ジェームス:ロンドンという大きい街で育った人間として、「長い期間あんな田舎のつらい環境なんて耐えられない」と思ってましたから。でも友達に来いと言われて行ったら「確かに最高だった」という経験をしたんです。もともとは「フェスは最高!」という人ではなかったし、良さを伝えるのってとても難しい。もしかしたら、主宰者ではなくて友達から教わることかもしれないですよね。こちらから「すばらしい」って何回言っても、受け入れられない人もいると思います。

──ヘッドライナーの最後のひと枠として発表されたゴリラズの出演発表には、「キター!」って、ぼくは歓喜したけど。

ジェームス:ゴリラズは、出演が決定する前にツイッターを見てたら「ヘッドライナー枠があとひとつ空いてるけど、それってゴリラズなんじゃないのかな」って言っているお客さんが結構いて…意外と鋭い。

▲GORILLAZ

石飛:情報戦ではオーディエンスのほうがウワテだったりしますからね(笑)。

──「ブッキングはそんな簡単じゃねぇ」って言ったほうがいいですよ(笑)。

ジェームス:はは(笑)、でも、そういうお客さんの声っておもしろいです。「なんでこのバンド呼ばないの?」という意見もよく見るけど、「いや…何回も話しているけど」って(笑)。でも今回は反応が結構いいので、嬉しいです。

──2017年のラインナップは、どのようなものと捉えていますか?

ジェームス:そもそもは“ロック”フェスですけど、最初からロック・ミュージックだけではなかったですし、さらに音楽的な幅を大きくして、20周年も終え新たなスタートとしてチャレンジしていこうと思っていたので、出演者が発表されて「2017年っぽいな」って言ってくれているお客さんの声をいくつか見て嬉しかったです。ジャンルの壁もないYouTubeの時代で、フジロックのスタイルを継ぎながら進化しなければならないという意識がありますから。アーティストとは長い付き合いをしたいんです。1回出てもらったらそれでアーティストとのリレーションシップが終わりというわけではないので。

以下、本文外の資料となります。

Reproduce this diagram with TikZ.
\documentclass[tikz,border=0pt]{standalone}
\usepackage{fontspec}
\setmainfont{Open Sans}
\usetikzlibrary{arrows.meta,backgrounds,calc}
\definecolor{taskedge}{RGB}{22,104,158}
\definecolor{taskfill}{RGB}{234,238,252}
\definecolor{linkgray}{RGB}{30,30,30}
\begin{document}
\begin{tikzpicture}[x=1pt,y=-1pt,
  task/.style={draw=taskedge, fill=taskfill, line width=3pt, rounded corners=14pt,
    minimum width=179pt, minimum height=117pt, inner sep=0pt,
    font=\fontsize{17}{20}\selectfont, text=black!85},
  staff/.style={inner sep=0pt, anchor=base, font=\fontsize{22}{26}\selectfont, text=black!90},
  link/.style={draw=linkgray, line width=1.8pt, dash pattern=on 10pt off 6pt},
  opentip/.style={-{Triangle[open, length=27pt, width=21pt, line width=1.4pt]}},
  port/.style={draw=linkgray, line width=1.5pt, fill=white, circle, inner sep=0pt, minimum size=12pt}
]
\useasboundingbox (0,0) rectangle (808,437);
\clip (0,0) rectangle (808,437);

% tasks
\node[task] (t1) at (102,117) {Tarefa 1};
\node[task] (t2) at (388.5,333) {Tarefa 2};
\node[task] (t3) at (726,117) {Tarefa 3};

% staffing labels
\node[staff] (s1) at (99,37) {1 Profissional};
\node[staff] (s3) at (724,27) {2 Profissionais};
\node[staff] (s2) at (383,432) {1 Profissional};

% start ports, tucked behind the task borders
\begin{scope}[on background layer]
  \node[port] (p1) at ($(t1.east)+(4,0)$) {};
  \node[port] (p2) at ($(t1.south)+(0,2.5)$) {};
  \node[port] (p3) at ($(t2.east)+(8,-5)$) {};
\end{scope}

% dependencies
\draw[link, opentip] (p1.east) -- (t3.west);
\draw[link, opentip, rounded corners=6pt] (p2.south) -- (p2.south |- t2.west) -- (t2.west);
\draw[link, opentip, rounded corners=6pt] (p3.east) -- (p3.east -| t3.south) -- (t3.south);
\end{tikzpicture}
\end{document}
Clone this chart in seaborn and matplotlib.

石飛:SMASHができてから30数年になりますけど、そもそもそうやって進化してきましたし、マネージメントを経験してきた人間も多い会社ですからね。

ジェームス:アーティストとの関係性の大事さを理解していると思います。

▲ROOKIE A GO-GO

──ビジネス抜きに、その精神性は大事ですよね。

石飛:そもそも、お客さんが入らなくても「いいと思ったアーティストを呼びたい、紹介したい」というところでこの会社はスタートしていますから。

ジェームス:フジロックでバンドが育ち、他のフェスに出ても戻ってきてくれるのが理想です。The XXがいい例かもしれないですね。レッドマーキーに初めて登場した後、世界中でブレイクを果たし、海外でヘッドライナークラスのレベルになった。フジロックでも、今の世代のアーティストが大きなステージに立って欲しいと思っています。

▲THE XX

──一方で、超大物が小さな会場でパフォーマンスしてくれる自由度もありますよね。

石飛:そうですね。「(フェスを)一緒に作ろうよ」という願いがあります。ビジネスだけではないケミカルや絆が生まれたらいいですよね。

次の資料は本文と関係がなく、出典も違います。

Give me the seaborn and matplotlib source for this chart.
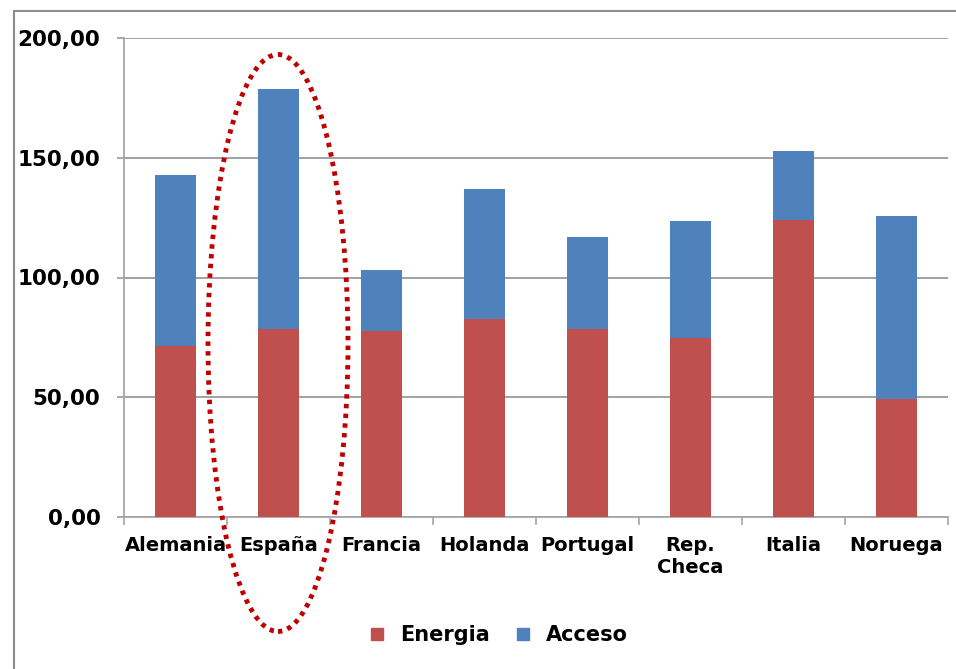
import seaborn as sns
import pandas as pd
import matplotlib.pyplot as plt
from matplotlib.patches import Ellipse, Rectangle
from matplotlib.lines import Line2D
from matplotlib.ticker import FuncFormatter

paises = ["Alemania", "España", "Francia", "Holanda", "Portugal", "Rep.\nCheca", "Italia", "Noruega"]
energia = [71.5, 78.5, 77.7, 82.7, 78.3, 74.7, 124.0, 49.2]
acceso = [71.3, 100.2, 25.4, 54.3, 38.7, 49.0, 28.8, 76.6]

color_energia = "#C0504D"
color_acceso = "#4F81BD"

df = pd.DataFrame({"pais": paises, "Energia": energia, "Acceso": acceso})
df["total"] = df["Energia"] + df["Acceso"]

sns.set_style("white")
plt.rcParams["font.family"] = ["DejaVu Sans"]
plt.rcParams["font.weight"] = "bold"
plt.rcParams["text.color"] = "black"
plt.rcParams["xtick.labelcolor"] = "black"
plt.rcParams["ytick.labelcolor"] = "black"

fig = plt.figure(figsize=(9.56, 6.69), dpi=100)
ax = fig.add_axes([124 / 956, 1 - 517 / 669, 824 / 956, 479 / 669])

# stacked bars: total (acceso on top) then energia over it
sns.barplot(data=df, x="pais", y="total", color=color_acceso, width=0.39,
            saturation=1, linewidth=0, ax=ax, zorder=3)
sns.barplot(data=df, x="pais", y="Energia", color=color_energia, width=0.39,
            saturation=1, linewidth=0, ax=ax, zorder=4)

ax.set_ylim(0, 200)
ax.set_xlim(-0.5, len(paises) - 0.5)
ax.set_yticks([0, 50, 100, 150, 200])
ax.yaxis.set_major_formatter(FuncFormatter(lambda v, p: f"{v:.2f}".replace(".", ",")))
ax.set_xlabel("")
ax.set_ylabel("")

ax.yaxis.grid(True, color="#9a9a9a", linewidth=1.3, zorder=0)
ax.set_axisbelow(True)
for s in ["top", "right"]:
    ax.spines[s].set_visible(False)
for s in ["left", "bottom"]:
    ax.spines[s].set_color("#a6a6a6")
    ax.spines[s].set_linewidth(1.3)

ax.tick_params(axis="y", which="major", left=True, length=5, width=1.2,
               color="#9a9a9a", pad=12, labelsize=15.5)
ax.set_xticks(range(len(paises)))
ax.set_xticklabels(paises, fontsize=14, fontweight="bold", linespacing=1.2)
ax.set_xticks([i - 0.5 for i in range(len(paises) + 1)], minor=True)
ax.tick_params(axis="x", which="major", length=0, pad=14)
ax.tick_params(axis="x", which="minor", bottom=True, length=6, width=1.2, color="#a6a6a6")
for t in ax.get_yticklabels():
    t.set_fontweight("bold")

handles = [
    Line2D([], [], marker="s", linestyle="", markersize=9, color=color_energia, label="Energia"),
    Line2D([], [], marker="s", linestyle="", markersize=9, color=color_acceso, label="Acceso"),
]
fig.legend(handles=handles, loc="center", bbox_to_anchor=(492 / 956, 1 - 635 / 669),
           ncol=2, frameon=False, handletextpad=0.1, columnspacing=0.6,
           prop={"size": 15, "weight": "bold"})

# chart frame
fig.patches.append(Rectangle((14 / 956, -0.1), 1.2, 1 - 11 / 669 + 0.1,
                             transform=fig.transFigure, fill=False,
                             edgecolor="#8c8c8c", linewidth=1.5))

# highlight ellipse around España
fig.patches.append(Ellipse((278 / 956, 1 - 343 / 669), 140 / 956, 577 / 669,
                           transform=fig.transFigure, fill=False,
                           edgecolor="#C00000", linewidth=3.5,
                           linestyle=(0, (0.9, 1.1)), zorder=10))

fig.savefig("out.png", dpi=100)
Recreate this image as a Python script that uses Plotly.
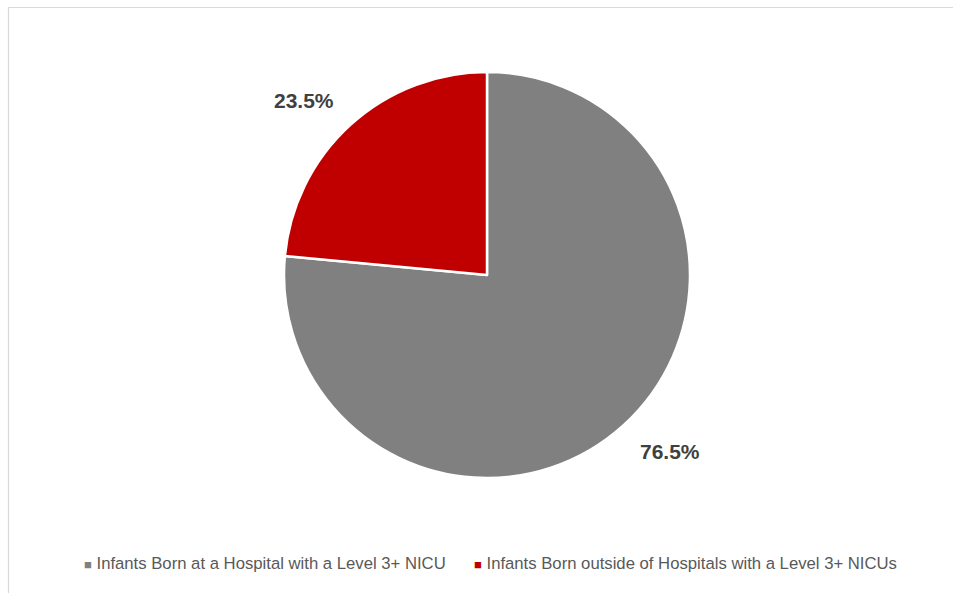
import math
import plotly.graph_objects as go

labels = ["Infants Born at a Hospital with a Level 3+ NICU",
          "Infants Born outside of Hospitals with a Level 3+ NICUs"]
values = [76.5, 23.5]
colors = ["#808080", "#C00000"]

W, H = 953, 593
cx, cy, r = 487, 275, 203

fig = go.Figure(go.Pie(
    labels=labels, values=values, sort=False, direction="clockwise", rotation=0,
    marker=dict(colors=colors, line=dict(color="white", width=2.5)),
    textinfo="none", hoverinfo="label+percent", showlegend=False,
    domain=dict(x=[(cx - r) / W, (cx + r) / W], y=[(H - cy - r) / H, (H - cy + r) / H]),
))

# data labels placed outside each slice at its mid-angle
total = sum(values)
cum = 0
annotations = []
offsets = [(12, -12), (-12, 14)]
for v, (ox, oy) in zip(values, offsets):
    mid = (cum + v / 2) / total * 2 * math.pi
    cum += v
    dist = r * 1.255
    px = cx + dist * math.sin(mid) + ox
    py = cy - dist * math.cos(mid) + oy
    annotations.append(dict(
        x=px / W, y=1 - py / H, xref="paper", yref="paper", showarrow=False,
        text=f"<b>{v:.1f}%</b>", font=dict(family="Liberation Sans", size=21, color="#404040"),
        xanchor="center", yanchor="middle"))

# legend drawn as text entries along the bottom
legend_x = [82, 472]
for lab, col, lx in zip(labels, colors, legend_x):
    annotations.append(dict(
        x=lx / W, y=1 - 563 / H, xref="paper", yref="paper", showarrow=False,
        xanchor="left", yanchor="middle",
        text=f"<span style='color:{col};font-size:13px'>■</span> {lab}",
        font=dict(family="Liberation Sans", size=16.7, color="#595959")))

fig.update_layout(
    width=W, height=H, margin=dict(l=0, r=0, t=0, b=0),
    paper_bgcolor="white", plot_bgcolor="white",
    annotations=annotations,
    showlegend=False,
    shapes=[dict(type="rect", xref="paper", yref="paper",
                 x0=8.5 / W, x1=1.05, y0=-0.05, y1=1 - 7.5 / H,
                 line=dict(color="#D9D9D9", width=1.2), fillcolor="rgba(0,0,0,0)")],
)

fig.write_html("out.html", config={"displayModeBar": False},
               post_script="document.body.style.margin='0';document.body.style.overflow='hidden';")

──2017年も間違いなく楽しい3日間になりますね。

石飛:そうですね。自分自身もそういう感じがあります。今年は、なんか平和な空気が流れそうな気がする。

──いい感じ?

ジェームス:はい。いい感じ。このワクワクって、すごい楽しいものなんです。緊張感もありますけど、お客さんの反応を結果として実際に見られることは楽しいです。

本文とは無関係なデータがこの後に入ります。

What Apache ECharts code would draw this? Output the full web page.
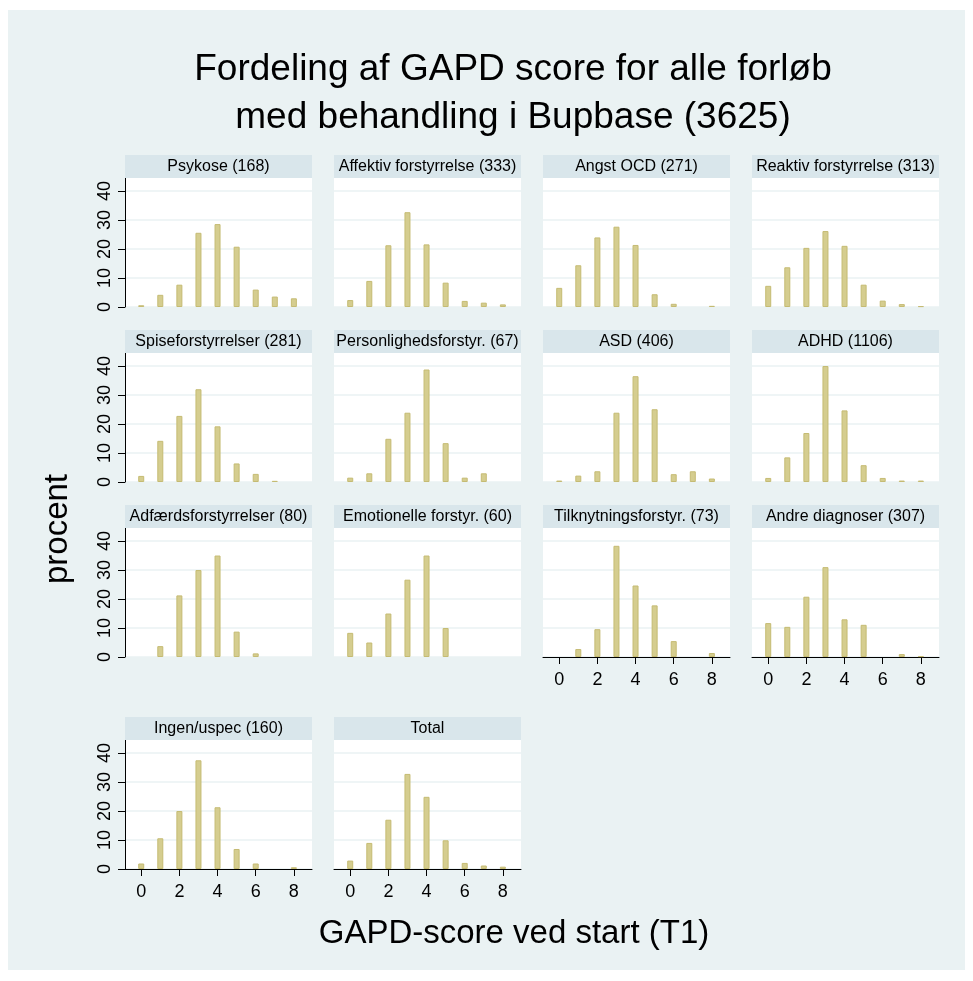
<!DOCTYPE html>
<html>
<head>
<meta charset="utf-8">
<script src="https://cdn.jsdelivr.net/npm/echarts@6/dist/echarts.min.js"></script>
<style>
html,body{margin:0;padding:0;background:#fff;}
#chart{width:973px;height:981px;}
</style>
</head>
<body>
<div id="chart"></div>
<script>
// ---- data ----
const scores = [0, 1, 2, 3, 4, 5, 6, 7, 8];
const xTickLabels = [0, 2, 4, 6, 8];
const yTickLabels = [0, 10, 20, 30, 40];
const panelTitles = [
  'Psykose (168)', 'Affektiv forstyrrelse (333)', 'Angst OCD (271)', 'Reaktiv forstyrrelse (313)',
  'Spiseforstyrrelser (281)', 'Personlighedsforstyr. (67)', 'ASD (406)', 'ADHD (1106)',
  'Adfærdsforstyrrelser (80)', 'Emotionelle forstyr. (60)', 'Tilknytningsforstyr. (73)', 'Andre diagnoser (307)',
  'Ingen/uspec (160)', 'Total'
];
const psykose       = [0.6, 4.2, 7.7, 25.6, 28.6, 20.8, 6.0, 3.6, 3.0];
const affektiv      = [2.4, 9.0, 21.3, 32.7, 21.6, 8.4, 2.1, 1.5, 0.9];
const angst         = [6.6, 14.4, 24.0, 27.7, 21.4, 4.4, 1.1, 0, 0.4];
const reaktiv       = [7.3, 13.7, 20.4, 26.2, 21.1, 7.7, 2.2, 1.0, 0.3];
const spise         = [2.1, 14.2, 22.8, 32.0, 19.2, 6.4, 2.8, 0.4, 0];
const personlighed  = [1.5, 3.0, 14.9, 23.9, 38.8, 13.4, 1.5, 3.0, 0];
const asd           = [0.5, 2.2, 3.7, 23.9, 36.5, 25.1, 2.7, 3.7, 1.2];
const adhd          = [1.4, 8.5, 16.9, 40.0, 24.7, 5.8, 1.4, 0.5, 0.5];
const adfaerd       = [0, 3.75, 21.25, 30.0, 35.0, 8.75, 1.25, 0, 0];
const emotionelle   = [8.33, 5.0, 15.0, 26.67, 35.0, 10.0, 0, 0, 0];
const tilknytning   = [0, 2.74, 9.59, 38.36, 24.66, 17.81, 5.48, 0, 1.37];
const andre         = [11.7, 10.4, 20.8, 31.0, 13.0, 11.1, 0, 1.0, 0.3];
const ingen         = [1.9, 10.6, 20.0, 37.5, 21.3, 6.9, 1.9, 0, 0.6];
const total         = [2.9, 9.0, 17.0, 32.8, 24.9, 9.9, 2.1, 1.2, 0.8];
const panelValues = [psykose, affektiv, angst, reaktiv, spise, personlighed, asd, adhd,
                     adfaerd, emotionelle, tilknytning, andre, ingen, total];
const mainTitle = 'Fordeling af GAPD score for alle forløb\nmed behandling i Bupbase (3625)';
const yTitle = 'procent';
const xTitle = 'GAPD-score ved start (T1)';

// ---- layout ----
const FONT = '"Liberation Sans", Arial, Helvetica, sans-serif';
const colLeft = [125, 334, 543, 752];
const stripTop = [155, 330, 505, 717];
const panelW = 187, stripH = 23, plotH = 129;
const xAxisPanels = [10, 11, 12, 13];

const grids = [], xAxes = [], yAxes = [], series = [], graphics = [];

graphics.push({type: 'rect', shape: {x: 8, y: 10, width: 957, height: 960}, style: {fill: '#eaf2f3'}, z: -10, silent: true});

panelTitles.forEach((name, i) => {
  const r = Math.floor(i / 4), c = i % 4;
  const left = colLeft[c], top = stripTop[r] + stripH;
  grids.push({left: left, top: top, width: panelW, height: plotH, show: true,
    backgroundColor: '#ffffff', borderWidth: 0, containLabel: false, outerBoundsMode: 'none'});
  const showX = xAxisPanels.indexOf(i) >= 0;
  const showY = c === 0;
  xAxes.push({
    gridIndex: i, type: 'value', min: -0.85, max: 8.95,
    axisLine: {show: showX, onZero: false, lineStyle: {color: '#000', width: 1}},
    axisTick: {show: showX, length: 7, customValues: xTickLabels, lineStyle: {color: '#000', width: 1}},
    axisLabel: {show: showX, customValues: xTickLabels, fontSize: 18, color: '#000', fontFamily: FONT, margin: 14},
    splitLine: {show: false}
  });
  yAxes.push({
    gridIndex: i, type: 'value', min: 0, max: 44.5,
    axisLine: {show: showY, onZero: false, lineStyle: {color: '#000', width: 1}},
    axisTick: {show: showY, length: 7, customValues: yTickLabels, lineStyle: {color: '#000', width: 1}},
    axisLabel: {show: showY, customValues: yTickLabels, rotate: 90, fontSize: 18, color: '#000', fontFamily: FONT, margin: 11},
    splitLine: {show: true, lineStyle: {color: '#eaf2f3', width: 1.5}}
  });
  const vals = panelValues[i];
  series.push({
    type: 'bar', xAxisIndex: i, yAxisIndex: i, barWidth: 6, silent: true,
    data: scores.map((s, k) => [s, vals[k]]).filter(d => d[1] > 0),
    itemStyle: {color: '#d5cd8f', borderColor: '#c5bb73', borderWidth: 1}
  });
  graphics.push({type: 'rect', shape: {x: left, y: stripTop[r], width: panelW, height: stripH},
    style: {fill: '#d9e6eb'}, silent: true, z: 1});
  graphics.push({type: 'text', x: left + panelW / 2, y: stripTop[r] + stripH / 2 + 0.5, silent: true, z: 2,
    style: {text: name, fill: '#000', font: '16px ' + FONT, textAlign: 'center', textVerticalAlign: 'middle'}});
});

graphics.push({type: 'text', x: 513, y: 94, silent: true, z: 2,
  style: {text: mainTitle, fill: '#000', font: '37px ' + FONT, lineHeight: 48, textAlign: 'center', textVerticalAlign: 'middle'}});
graphics.push({type: 'text', x: 514, y: 934, silent: true, z: 2,
  style: {text: xTitle, fill: '#000', font: '33px ' + FONT, textAlign: 'center', textVerticalAlign: 'middle'}});
graphics.push({type: 'text', x: 58, y: 529, rotation: Math.PI / 2, silent: true, z: 2,
  style: {text: yTitle, fill: '#000', font: '33px ' + FONT, textAlign: 'center', textVerticalAlign: 'middle'}});

const chart = echarts.init(document.getElementById('chart'), null, {renderer: 'canvas'});
chart.setOption({
  animation: false,
  backgroundColor: '#ffffff',
  grid: grids, xAxis: xAxes, yAxis: yAxes, series: series,
  graphic: {elements: graphics}
});
</script>
</body>
</html>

石飛:ライブの仕事をしていて一番いいのはそこじゃない? 直接リアクションを見られる。

ジェームス:そうです。そのためにこういう仕事をやっているんだなあと、実感します。自分で「この音楽はすごくいい」と思っているものだから、それが他の人とシェアできればさらによくなる。

石飛:ジャーンって始まった時に、「よっしゃ!」って鳥肌立ちたいよね。